**Goal:** Every entry must be repeated exactly. Exclude all pictures.

**Dataset excerpts:**
========

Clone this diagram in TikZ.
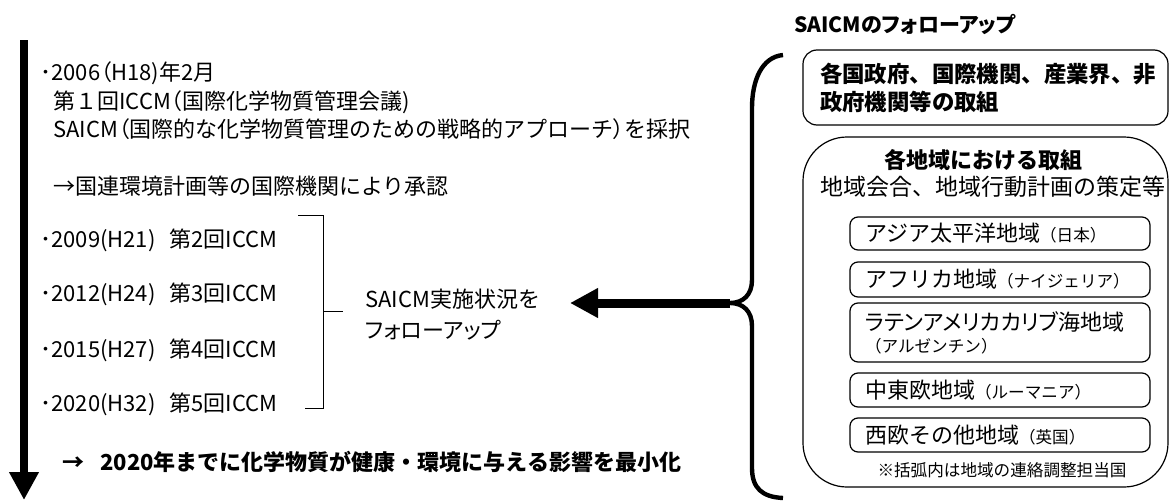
\documentclass[tikz,border=0pt]{standalone}
\usepackage{fontspec}
\setmainfont{Noto Sans CJK JP}
\newfontfamily\propfont{Noto Sans CJK JP}[RawFeature=+palt]
\newcommand{\ctry}[1]{{\fontsize{8.3}{10}\selectfont #1}}
\newcommand{\jlp}{{\propfont （}}
\newcommand{\jrp}{{\propfont ）}}
\usetikzlibrary{arrows.meta}

\begin{document}
\begin{tikzpicture}[x=0.5pt,y=-0.5pt,
  txt/.style={anchor=west,inner sep=0pt,font=\fontsize{11}{13}\selectfont},
  goal/.style={anchor=west,inner sep=0pt,font=\fontsize{11}{13}\selectfont\bfseries},
  bigarrow/.style={line width=4.5pt,-{Triangle[length=14pt,width=14pt]}},
  brace/.style={line width=2.2pt},
  outerbox/.style={draw,line width=0.6pt,minimum width=182.5pt},
  region/.style={draw,line width=0.6pt,rounded corners=4pt,minimum width=150pt,
    text width=135pt,inner xsep=7.5pt,inner ysep=0pt,align=left,
    font=\fontsize{11}{11}\selectfont}]
\useasboundingbox (0,0) rectangle (1169,503);

% Time line
\coordinate (tltop) at (24,40);
\coordinate (tlend) at (24,500);
\draw[bigarrow,line width=4pt] (tltop) -- (tlend);

% Conferences
\node[txt] (t06) at (40,73) {･2006\jlp H18)年2月};
\node[txt] (t06b) at (53,102) {第１回ICCM\jlp 国際化学物質管理会議)};
\node[txt] (t06c) at (53,129) {SAICM\jlp 国際的な化学物質管理のための戦略的アプローチ\jrp を採択};
\node[txt] (t06d) at (53,186) {→国連環境計画等の国際機関により承認};
\node[txt] (t09) at (40,240) {･2009(H21)\hspace{7pt}第2回ICCM};
\node[txt] (t12) at (40,294) {･2012(H24)\hspace{7pt}第3回ICCM};
\node[txt] (t15) at (40,350) {･2015(H27)\hspace{7pt}第4回ICCM};
\node[txt] (t20) at (40,404) {･2020(H32)\hspace{7pt}第5回ICCM};
\node[goal] (aim) at (62,462) {→\hspace{8pt}2020年までに化学物質が健康・環境に与える影響を最小化};

% Bracket
\coordinate (brtop) at (298,215);
\coordinate (brbot) at (305,408);
\draw[line width=0.5pt] (brtop) -| (323,408) -- (brbot);
\draw[line width=0.5pt] (323,311) -- (343,311);
\node[txt,align=left,font=\fontsize{11}{15.5}\selectfont] (fup) at (365,315) {SAICM実施状況を\\{\propfont フォローアップ}};

% Brace and arrow
\coordinate (cusp) at (730,303);
\coordinate (tip) at (570,303);
\draw[brace] (783,55) .. controls (762,57) and (752,80) .. (752,108) -- (752,280)
  .. controls (752,295) and (743,303) .. (cusp)
  .. controls (743,303) and (752,311) .. (752,326) -- (752,468)
  .. controls (752,488) and (762,497) .. (783,498);
\draw[bigarrow] (cusp) -- (tip);

% Follow-up side
\node[inner sep=0pt,font=\fontsize{10.5}{12}\selectfont\bfseries\propfont] (title) at (905,24) {SAICMのフォローアップ};
\node[outerbox,rounded corners=7pt,minimum height=37.5pt,text width=165.5pt,inner xsep=8.5pt,
  align=left,font=\fontsize{11.2}{14}\selectfont\bfseries] (gov) at (985.5,87.5)
  {各国政府、国際機関、産業界、非\\政府機関等の取組};
\node[outerbox,rounded corners=22pt,minimum height=175pt] (regbox) at (985.5,312) {};
\node[inner sep=0pt,font=\fontsize{11}{13}\selectfont\bfseries] (reghead) at (983,160) {各地域における取組};
\node[inner sep=0pt,font=\fontsize{11.5}{13}\selectfont] (regsub) at (993,187) {地域会合、地域行動計画の策定等};

\node[region,minimum height=16.5pt] (asia) at (1000,233.5) {アジア太平洋地域\ctry{（日本）}};
\node[region,minimum height=17.5pt] (afr) at (1000,279.5) {アフリカ地域\ctry{（ナイジェリア）}};
\node[region,minimum height=29.5pt] (lat) at (1000,332.5) {{\propfont ラテンアメリカカリブ海地域}\\\ctry{（アルゼンチン）}};
\node[region,minimum height=17pt] (ceu) at (1000,390) {中東欧地域\ctry{（ルーマニア）}};
\node[region,minimum height=17pt] (weu) at (1000,435) {西欧その他地域\ctry{（英国）}};
\node[inner sep=0pt,font=\fontsize{8.3}{10}\selectfont] (note) at (1002,470) {※括弧内は地域の連絡調整担当国};
\end{tikzpicture}
\end{document}
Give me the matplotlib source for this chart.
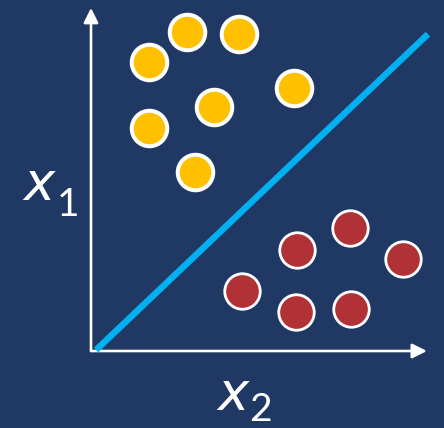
import matplotlib
matplotlib.use("Agg")
import matplotlib.pyplot as plt
from matplotlib.patches import FancyArrowPatch

# Two classes of points in the (x2, x1) feature plane
class_a_x2 = [1.70, 2.83, 4.34, 5.98, 3.63, 1.70, 3.06]
class_a_x1 = [8.51, 9.39, 9.31, 7.74, 7.17, 6.55, 5.26]

class_b_x2 = [7.63, 6.07, 9.19, 4.45, 6.03, 7.64]
class_b_x1 = [3.63, 2.97, 2.70, 1.76, 1.15, 1.24]

# Separating line endpoints
boundary_x2 = [0.15, 9.91]
boundary_x1 = [0.03, 9.32]

BG = "#203864"
YELLOW = "#FFC000"
RED = "#B03236"
BLUE = "#00B0F0"

W, H, DPI = 444, 428, 100
PX = 34.0            # pixels per data unit
OX, OY = 91, 351     # origin position in pixels

fig = plt.figure(figsize=(W / DPI, H / DPI), dpi=DPI, facecolor=BG)
ax = fig.add_axes([0, 0, 1, 1])
ax.set_facecolor(BG)
ax.set_xlim(-OX / PX, (W - OX) / PX)
ax.set_ylim((OY - H) / PX, OY / PX)
ax.axis("off")

pt = 72.0 / DPI  # points per pixel

# axes arrows
for end in [(0, 10.09), (9.88, 0)]:
    arr = FancyArrowPatch((0, 0), end, arrowstyle="-|>", mutation_scale=22,
                          color="white", lw=2.6 * pt, shrinkA=0, shrinkB=0,
                          zorder=2)
    ax.add_patch(arr)

# decision boundary
ax.plot(boundary_x2, boundary_x1, color=BLUE, lw=6.5 * pt,
        solid_capstyle="butt", zorder=3)

# class points
ax.plot(class_a_x2, class_a_x1, "o", ms=35.5 * pt, mfc=YELLOW, mec="white",
        mew=4.0 * pt, zorder=4)
ax.plot(class_b_x2, class_b_x1, "o", ms=35.5 * pt, mfc=RED, mec="white",
        mew=2.8 * pt, zorder=4)

# axis labels: slanted variable letter with a large subscript digit
var = dict(color="white", family="DejaVu Sans", style="oblique",
           fontsize=38, ha="left", va="baseline")
sub = dict(color="white", family=["Lato", "DejaVu Sans"], fontsize=28,
           ha="left", va="baseline")
ax.text(-2.00, 4.44, "x", **var)
ax.text(-1.02, 3.97, "1", **sub)
ax.text(3.73, -1.74, "x", **var)
ax.text(4.66, -2.05, "2", **sub)

fig.savefig("out.png", dpi=DPI, facecolor=BG)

========

**Full solution:**
Clone this diagram in TikZ.
\documentclass[tikz,border=0pt]{standalone}
\usepackage{fontspec}
\setmainfont{Noto Sans CJK JP}
\newfontfamily\propfont{Noto Sans CJK JP}[RawFeature=+palt]
\newcommand{\ctry}[1]{{\fontsize{8.3}{10}\selectfont #1}}
\newcommand{\jlp}{{\propfont （}}
\newcommand{\jrp}{{\propfont ）}}
\usetikzlibrary{arrows.meta}

\begin{document}
\begin{tikzpicture}[x=0.5pt,y=-0.5pt,
  txt/.style={anchor=west,inner sep=0pt,font=\fontsize{11}{13}\selectfont},
  goal/.style={anchor=west,inner sep=0pt,font=\fontsize{11}{13}\selectfont\bfseries},
  bigarrow/.style={line width=4.5pt,-{Triangle[length=14pt,width=14pt]}},
  brace/.style={line width=2.2pt},
  outerbox/.style={draw,line width=0.6pt,minimum width=182.5pt},
  region/.style={draw,line width=0.6pt,rounded corners=4pt,minimum width=150pt,
    text width=135pt,inner xsep=7.5pt,inner ysep=0pt,align=left,
    font=\fontsize{11}{11}\selectfont}]
\useasboundingbox (0,0) rectangle (1169,503);

% Time line
\coordinate (tltop) at (24,40);
\coordinate (tlend) at (24,500);
\draw[bigarrow,line width=4pt] (tltop) -- (tlend);

% Conferences
\node[txt] (t06) at (40,73) {･2006\jlp H18)年2月};
\node[txt] (t06b) at (53,102) {第１回ICCM\jlp 国際化学物質管理会議)};
\node[txt] (t06c) at (53,129) {SAICM\jlp 国際的な化学物質管理のための戦略的アプローチ\jrp を採択};
\node[txt] (t06d) at (53,186) {→国連環境計画等の国際機関により承認};
\node[txt] (t09) at (40,240) {･2009(H21)\hspace{7pt}第2回ICCM};
\node[txt] (t12) at (40,294) {･2012(H24)\hspace{7pt}第3回ICCM};
\node[txt] (t15) at (40,350) {･2015(H27)\hspace{7pt}第4回ICCM};
\node[txt] (t20) at (40,404) {･2020(H32)\hspace{7pt}第5回ICCM};
\node[goal] (aim) at (62,462) {→\hspace{8pt}2020年までに化学物質が健康・環境に与える影響を最小化};

% Bracket
\coordinate (brtop) at (298,215);
\coordinate (brbot) at (305,408);
\draw[line width=0.5pt] (brtop) -| (323,408) -- (brbot);
\draw[line width=0.5pt] (323,311) -- (343,311);
\node[txt,align=left,font=\fontsize{11}{15.5}\selectfont] (fup) at (365,315) {SAICM実施状況を\\{\propfont フォローアップ}};

% Brace and arrow
\coordinate (cusp) at (730,303);
\coordinate (tip) at (570,303);
\draw[brace] (783,55) .. controls (762,57) and (752,80) .. (752,108) -- (752,280)
  .. controls (752,295) and (743,303) .. (cusp)
  .. controls (743,303) and (752,311) .. (752,326) -- (752,468)
  .. controls (752,488) and (762,497) .. (783,498);
\draw[bigarrow] (cusp) -- (tip);

% Follow-up side
\node[inner sep=0pt,font=\fontsize{10.5}{12}\selectfont\bfseries\propfont] (title) at (905,24) {SAICMのフォローアップ};
\node[outerbox,rounded corners=7pt,minimum height=37.5pt,text width=165.5pt,inner xsep=8.5pt,
  align=left,font=\fontsize{11.2}{14}\selectfont\bfseries] (gov) at (985.5,87.5)
  {各国政府、国際機関、産業界、非\\政府機関等の取組};
\node[outerbox,rounded corners=22pt,minimum height=175pt] (regbox) at (985.5,312) {};
\node[inner sep=0pt,font=\fontsize{11}{13}\selectfont\bfseries] (reghead) at (983,160) {各地域における取組};
\node[inner sep=0pt,font=\fontsize{11.5}{13}\selectfont] (regsub) at (993,187) {地域会合、地域行動計画の策定等};

\node[region,minimum height=16.5pt] (asia) at (1000,233.5) {アジア太平洋地域\ctry{（日本）}};
\node[region,minimum height=17.5pt] (afr) at (1000,279.5) {アフリカ地域\ctry{（ナイジェリア）}};
\node[region,minimum height=29.5pt] (lat) at (1000,332.5) {{\propfont ラテンアメリカカリブ海地域}\\\ctry{（アルゼンチン）}};
\node[region,minimum height=17pt] (ceu) at (1000,390) {中東欧地域\ctry{（ルーマニア）}};
\node[region,minimum height=17pt] (weu) at (1000,435) {西欧その他地域\ctry{（英国）}};
\node[inner sep=0pt,font=\fontsize{8.3}{10}\selectfont] (note) at (1002,470) {※括弧内は地域の連絡調整担当国};
\end{tikzpicture}
\end{document}
Give me the matplotlib source for this chart.
import matplotlib
matplotlib.use("Agg")
import matplotlib.pyplot as plt
from matplotlib.patches import FancyArrowPatch

# Two classes of points in the (x2, x1) feature plane
class_a_x2 = [1.70, 2.83, 4.34, 5.98, 3.63, 1.70, 3.06]
class_a_x1 = [8.51, 9.39, 9.31, 7.74, 7.17, 6.55, 5.26]

class_b_x2 = [7.63, 6.07, 9.19, 4.45, 6.03, 7.64]
class_b_x1 = [3.63, 2.97, 2.70, 1.76, 1.15, 1.24]

# Separating line endpoints
boundary_x2 = [0.15, 9.91]
boundary_x1 = [0.03, 9.32]

BG = "#203864"
YELLOW = "#FFC000"
RED = "#B03236"
BLUE = "#00B0F0"

W, H, DPI = 444, 428, 100
PX = 34.0            # pixels per data unit
OX, OY = 91, 351     # origin position in pixels

fig = plt.figure(figsize=(W / DPI, H / DPI), dpi=DPI, facecolor=BG)
ax = fig.add_axes([0, 0, 1, 1])
ax.set_facecolor(BG)
ax.set_xlim(-OX / PX, (W - OX) / PX)
ax.set_ylim((OY - H) / PX, OY / PX)
ax.axis("off")

pt = 72.0 / DPI  # points per pixel

# axes arrows
for end in [(0, 10.09), (9.88, 0)]:
    arr = FancyArrowPatch((0, 0), end, arrowstyle="-|>", mutation_scale=22,
                          color="white", lw=2.6 * pt, shrinkA=0, shrinkB=0,
                          zorder=2)
    ax.add_patch(arr)

# decision boundary
ax.plot(boundary_x2, boundary_x1, color=BLUE, lw=6.5 * pt,
        solid_capstyle="butt", zorder=3)

# class points
ax.plot(class_a_x2, class_a_x1, "o", ms=35.5 * pt, mfc=YELLOW, mec="white",
        mew=4.0 * pt, zorder=4)
ax.plot(class_b_x2, class_b_x1, "o", ms=35.5 * pt, mfc=RED, mec="white",
        mew=2.8 * pt, zorder=4)

# axis labels: slanted variable letter with a large subscript digit
var = dict(color="white", family="DejaVu Sans", style="oblique",
           fontsize=38, ha="left", va="baseline")
sub = dict(color="white", family=["Lato", "DejaVu Sans"], fontsize=28,
           ha="left", va="baseline")
ax.text(-2.00, 4.44, "x", **var)
ax.text(-1.02, 3.97, "1", **sub)
ax.text(3.73, -1.74, "x", **var)
ax.text(4.66, -2.05, "2", **sub)

fig.savefig("out.png", dpi=DPI, facecolor=BG)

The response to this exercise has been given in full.